AliCloud’s launch of Tongyi Wanxiang at WAIC. Alibaba Cloud has introduced Tongyi Wanxiang, an AI Painting and Creation Big Model, at the 2023 World Artificial Intelligence Conference (WAIC). This model assists in image creation and has potential applications in various fields such as art design, e-commerce, gaming and cultural industries. Tongyi Wanxiang’s initial release includes three main capabilities: a) the ability to generate various styles of images based on textual input, b) the generation of creative AI artworks with similar content and style to any uploaded image, and c) pioneering image style transfer, enabling users to automatically transform their original image into a specified style.

Potential financial impact from Ant. Alibaba owns 33% of Ant Group and records its share of profit under equity investees. We estimate the Rmb7.1b fine will have a small financial impact on Alibaba compared to Ant which recorded Rmb9.6b in March quarter profit. In our SOTP valuation, we value Ant at HK$206b to Alibaba or c.7% of our BABA valuation.

EARNINGS REVISION/RISK

• We trimmed our revenue estimates by 2%/1% for 1QFY24/FY24 respectively. We forecast 9%/9% revenue growth and 12%/6% yoy net profit growth in 1QFY24/FY24. Our 1QFY24/FY24 net non-GAAP net margin forecasts are 16%/17% vs 17% in FY23.

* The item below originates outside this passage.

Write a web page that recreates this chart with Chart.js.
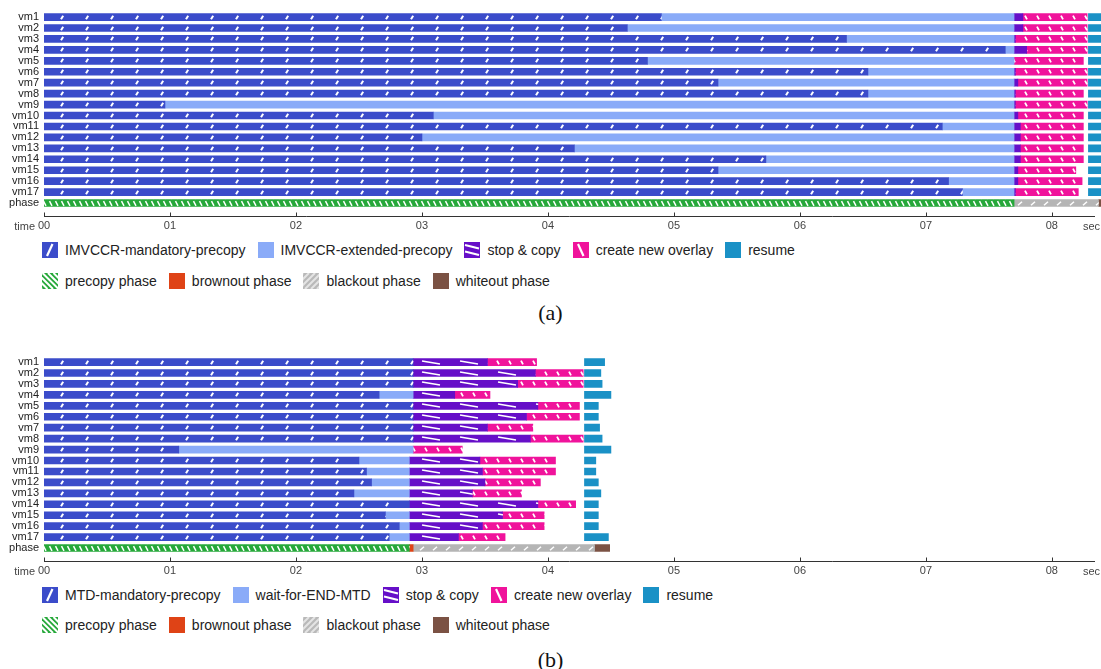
<!DOCTYPE html>
<html>
<head>
<meta charset="utf-8">
<script src="https://cdn.jsdelivr.net/npm/chart.js@4.4.1/dist/chart.umd.min.js"></script>
<style>
  body { margin: 0; background: #fff; width: 1101px; height: 669px; position: relative; overflow: hidden;
         font-family: "Liberation Sans", Arial, sans-serif; }
  canvas.chart { position: absolute; left: 0; }
  .legend { position: absolute; left: 42px; height: 16px; display: flex; align-items: center; font-size: 14px; color: #222; white-space: nowrap; }
  .item { display: flex; align-items: center; margin-right: 12px; }
  .item canvas { margin-right: 7px; }
  .cap { position: absolute; left: 0; width: 1101px; text-align: center; font-family: "Liberation Serif", serif; font-size: 22px; line-height: 26px; color: #111; }
</style>
</head>
<body>
<canvas id="chartA" class="chart" width="1101" height="236" style="top:0"></canvas>
<div class="legend" id="legA1" style="top:242px"></div>
<div class="legend" id="legA2" style="top:273px"></div>
<div class="cap" style="top:300px">(a)</div>

<canvas id="chartB" class="chart" width="1101" height="236" style="top:345px"></canvas>
<div class="legend" id="legB1" style="top:587px"></div>
<div class="legend" id="legB2" style="top:617px"></div>
<div class="cap" style="top:647px">(b)</div>

<script>
const ROWS = ["vm1", "vm2", "vm3", "vm4", "vm5", "vm6", "vm7", "vm8", "vm9", "vm10",
              "vm11", "vm12", "vm13", "vm14", "vm15", "vm16", "vm17", "phase"];
const TICK_LABELS = ["00", "01", "02", "03", "04", "05", "06", "07", "08"];
const X_MAX = 8.39;

// (a) IMVCCR, seconds
const aMandatoryEnd = [4.90, 4.63, 6.37, 7.63, 4.79, 6.54, 5.35, 6.54, 0.96, 3.09, 7.13, 3.00, 4.21, 5.73, 5.35, 7.18, 7.29];
const aStopStart   = [7.70, 7.70, 7.70, 7.70, 7.70, 7.70, 7.70, 7.70, 7.70, 7.70, 7.70, 7.70, 7.70, 7.70, 7.70, 7.70, 7.70];
const aStopEnd     = [7.77, 7.77, 7.71, 7.80, 7.70, 7.71, 7.73, 7.71, 7.71, 7.73, 7.75, 7.75, 7.75, 7.75, 7.73, 7.73, 7.71];
const aOverlayEnd  = [8.28, 8.28, 8.28, 8.28, 8.25, 8.28, 8.28, 8.25, 8.28, 8.25, 8.25, 8.25, 8.25, 8.25, 8.19, 8.24, 8.21];
const aResumeStart = [8.29, 8.29, 8.29, 8.29, 8.29, 8.29, 8.29, 8.29, 8.29, 8.29, 8.29, 8.29, 8.29, 8.29, 8.29, 8.29, 8.29];
const aResumeEnd   = [8.39, 8.39, 8.39, 8.39, 8.39, 8.39, 8.39, 8.39, 8.39, 8.39, 8.39, 8.39, 8.39, 8.39, 8.39, 8.39, 8.39];
// precopy start, precopy end, brownout end, blackout end, whiteout end
const aPhaseEdges  = [0, 7.70, 7.70, 8.37, 8.39];

// (b) MTD, seconds
const bMandatoryEnd = [2.93, 2.93, 2.93, 2.66, 2.93, 2.93, 2.93, 2.93, 1.07, 2.50, 2.56, 2.60, 2.46, 2.90, 2.71, 2.82, 2.74];
const bStopStart   = [2.93, 2.93, 2.93, 2.93, 2.93, 2.93, 2.93, 2.93, 2.93, 2.90, 2.90, 2.90, 2.90, 2.90, 2.90, 2.90, 2.90];
const bStopEnd     = [3.52, 3.90, 3.76, 3.26, 3.92, 3.83, 3.52, 3.86, 2.93, 3.46, 3.48, 3.50, 3.40, 3.92, 3.64, 3.48, 3.29];
const bOverlayEnd  = [3.91, 4.28, 4.28, 3.54, 4.25, 4.25, 3.88, 4.28, 3.32, 4.06, 4.06, 3.94, 3.79, 4.22, 3.97, 3.97, 3.66];
const bResumeStart = [4.29, 4.29, 4.29, 4.29, 4.29, 4.29, 4.29, 4.29, 4.29, 4.29, 4.29, 4.29, 4.29, 4.29, 4.29, 4.29, 4.29];
const bResumeEnd   = [4.45, 4.42, 4.43, 4.50, 4.40, 4.40, 4.41, 4.43, 4.50, 4.38, 4.38, 4.40, 4.42, 4.40, 4.40, 4.40, 4.48];
const bPhaseEdges  = [0, 2.90, 2.93, 4.37, 4.49];

const COLORS = {
  mandatory: "#3b4cca", extended: "#8aabf8", stop: "#660fc8", overlay: "#f0139b", resume: "#1a91c6",
  precopy: "#26a83a", brownout: "#df4316", blackout: "#b3b3b3", whiteout: "#7b5244"
};
const BAR = 7;

// ---- fill patterns ----
function line(g, x1, y1, x2, y2) { g.beginPath(); g.moveTo(x1, y1); g.lineTo(x2, y2); g.stroke(); }
function tile(w, h, bg, lw, draw) {
  const c = document.createElement("canvas");
  c.width = w; c.height = h;
  const g = c.getContext("2d");
  g.fillStyle = bg; g.fillRect(0, 0, w, h);
  g.strokeStyle = "#fff"; g.lineWidth = lw;
  draw(g);
  return c;
}
const TILES = {
  mandatory: tile(25, BAR, COLORS.mandatory, 2, g => line(g, 11, 5.3, 13.2, 1.7)),
  stop: tile(38, BAR, COLORS.stop, 1.5, g => line(g, 4, 2, 22, 5)),
  overlay: tile(12, BAR, COLORS.overlay, 1.8, g => line(g, 5, 1.6, 7, 5.4)),
  precopy: tile(6, BAR, COLORS.precopy, 1.5, g => line(g, 1.5, 1.2, 4, 5.8)),
  blackout: tile(13, BAR, "#b5b5b5", 1.5, g => line(g, 4, 5.3, 8, 1.7))
};

function fillFor(kind) {
  const color = COLORS[kind];
  if (!TILES[kind]) return color;
  return ctx => {
    const ys = ctx.chart.scales && ctx.chart.scales.y;
    if (ctx.type !== "data" || !ys) return color;
    const p = ctx.chart.ctx.createPattern(TILES[kind], "repeat");
    const top = Math.round(ys.getPixelForValue(ctx.dataIndex) - BAR / 2);
    p.setTransform(new DOMMatrix().translate(0, top));
    return p;
  };
}

// ---- data helpers ----
const span = (s, e) => (e > s ? [s, e] : null);
const vmRows = (starts, ends) => ROWS.map((_, i) => (i < ends.length ? span(starts === 0 ? 0 : starts[i], ends[i]) : null));
const phaseRow = (s, e) => ROWS.map((_, i) => (i === ROWS.length - 1 ? span(s, e) : null));

function bar(label, kind, data) {
  return { label, data, backgroundColor: fillFor(kind), borderWidth: 0, grouped: false, barThickness: BAR, borderSkipped: false };
}

function buildDatasets(names, mEnd, sStart, sEnd, oEnd, rStart, rEnd, ph) {
  return [
    bar(names[0], "mandatory", vmRows(0, mEnd)),
    bar(names[1], "extended", vmRows(mEnd, sStart)),
    bar(names[2], "stop", vmRows(sStart, sEnd)),
    bar(names[3], "overlay", vmRows(sEnd, oEnd)),
    bar(names[4], "resume", vmRows(rStart, rEnd)),
    bar("precopy phase", "precopy", phaseRow(ph[0], ph[1])),
    bar("brownout phase", "brownout", phaseRow(ph[1], ph[2])),
    bar("blackout phase", "blackout", phaseRow(ph[2], ph[3])),
    bar("whiteout phase", "whiteout", phaseRow(ph[3], ph[4]))
  ];
}

// axis drawn below the bars with upward ticks, plus "time" / "sec"
const timeAxis = {
  id: "timeAxis",
  afterDraw(chart) {
    const { ctx, chartArea } = chart;
    const x = chart.scales.x;
    const y0 = Math.round(chartArea.bottom + 7.5) + 0.5;
    ctx.save();
    ctx.strokeStyle = "#333";
    ctx.lineWidth = 1;
    ctx.beginPath();
    ctx.moveTo(x.left, y0);
    ctx.lineTo(x.right - 6, y0);
    x.ticks.forEach(t => {
      const px = Math.round(x.getPixelForValue(t.value)) + 0.5;
      ctx.moveTo(px, y0);
      ctx.lineTo(px, y0 - 4);
    });
    ctx.stroke();
    ctx.fillStyle = "#444";
    ctx.font = '11px "Liberation Sans", Arial, sans-serif';
    ctx.textBaseline = "middle";
    ctx.textAlign = "right";
    ctx.fillText("time", x.left - 9, y0 + 10);
    ctx.textAlign = "left";
    ctx.fillText("sec", 1083, y0 + 10);
    ctx.restore();
  }
};

function makeChart(id, datasets) {
  return new Chart(document.getElementById(id), {
    type: "bar",
    data: { labels: ROWS, datasets },
    options: {
      indexAxis: "y",
      responsive: false,
      animation: false,
      layout: { padding: { top: 9.5, left: 0, right: 0, bottom: 0 } },
      plugins: { legend: { display: false }, tooltip: { enabled: false } },
      scales: {
        x: {
          type: "linear", min: 0, max: X_MAX,
          grid: { display: false, drawTicks: false }, border: { display: false },
          ticks: { stepSize: 1, padding: 11, color: "#444", font: { size: 11, family: '"Liberation Sans", Arial' },
                   callback: v => TICK_LABELS[v] },
          afterFit: s => { s.height = 27.5; }
        },
        y: {
          grid: { display: false, drawTicks: false }, border: { display: false },
          ticks: { padding: 5, color: "#222", autoSkip: false, font: { size: 11, family: '"Liberation Sans", Arial' } },
          afterFit: s => { s.width = 44; }
        }
      }
    },
    plugins: [timeAxis]
  });
}

makeChart("chartA", buildDatasets(
  ["IMVCCR-mandatory-precopy", "IMVCCR-extended-precopy", "stop & copy", "create new overlay", "resume"],
  aMandatoryEnd, aStopStart, aStopEnd, aOverlayEnd, aResumeStart, aResumeEnd, aPhaseEdges));

makeChart("chartB", buildDatasets(
  ["MTD-mandatory-precopy", "wait-for-END-MTD", "stop & copy", "create new overlay", "resume"],
  bMandatoryEnd, bStopStart, bStopEnd, bOverlayEnd, bResumeStart, bResumeEnd, bPhaseEdges));

// ---- legends ----
function icon(kind) {
  const c = document.createElement("canvas");
  c.width = 16; c.height = 16;
  const g = c.getContext("2d");
  g.fillStyle = kind === "blackout" ? "#b9b9b9" : COLORS[kind];
  g.fillRect(0, 0, 16, 16);
  g.strokeStyle = "#fff";
  g.lineWidth = 2.2;
  if (kind === "mandatory") line(g, 5, 14, 10.5, 2);
  if (kind === "overlay") line(g, 5, 2, 10.5, 14);
  if (kind === "stop") { g.lineWidth = 2; line(g, 1, 3, 15, 6.5); line(g, 1, 9.5, 15, 13); }
  if (kind === "precopy") { g.lineWidth = 2; for (let k = -16; k < 20; k += 5.5) line(g, k, 0, k + 16, 16); }
  if (kind === "blackout") { g.strokeStyle = "#e4e4e4"; g.lineWidth = 2; for (let k = -16; k < 20; k += 6) line(g, k, 16, k + 16, 0); }
  return c;
}
function legend(id, items) {
  const el = document.getElementById(id);
  items.forEach(([kind, text]) => {
    const it = document.createElement("div");
    it.className = "item";
    it.appendChild(icon(kind));
    const s = document.createElement("span");
    s.textContent = text;
    it.appendChild(s);
    el.appendChild(it);
  });
}
const PHASE_ITEMS = [["precopy", "precopy phase"], ["brownout", "brownout phase"], ["blackout", "blackout phase"], ["whiteout", "whiteout phase"]];
legend("legA1", [["mandatory", "IMVCCR-mandatory-precopy"], ["extended", "IMVCCR-extended-precopy"], ["stop", "stop & copy"], ["overlay", "create new overlay"], ["resume", "resume"]]);
legend("legA2", PHASE_ITEMS);
legend("legB1", [["mandatory", "MTD-mandatory-precopy"], ["extended", "wait-for-END-MTD"], ["stop", "stop & copy"], ["overlay", "create new overlay"], ["resume", "resume"]]);
legend("legB2", PHASE_ITEMS);
</script>
</body>
</html>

Risks. a) Intensified competition among e-commerce peers, and b) continued investment in new initiatives may drag on margin.

VALUATION/RECOMMENDATION

Maintain BUY with a lower target price of HK$130.00 (US$130.00). Alibaba Group and each of its holdcos are valued at a steep discount and with ex-cash PE of 8x, with core commerce Taobao + Tmall businesses at 9x FY24F PE. Alibaba is trading at 10.9x 12- month forward PE, 1.7SD below its historical mean of 23x against 16% EPS CAGR from FY23-26F.

SHARE PRICE CATALYST

• a) New retail segment to see profits and economies of scale, b) continued strong growth in international business, c) potential listing of Ant Financial, and d) incoming spin-off events over the next 6-12 months.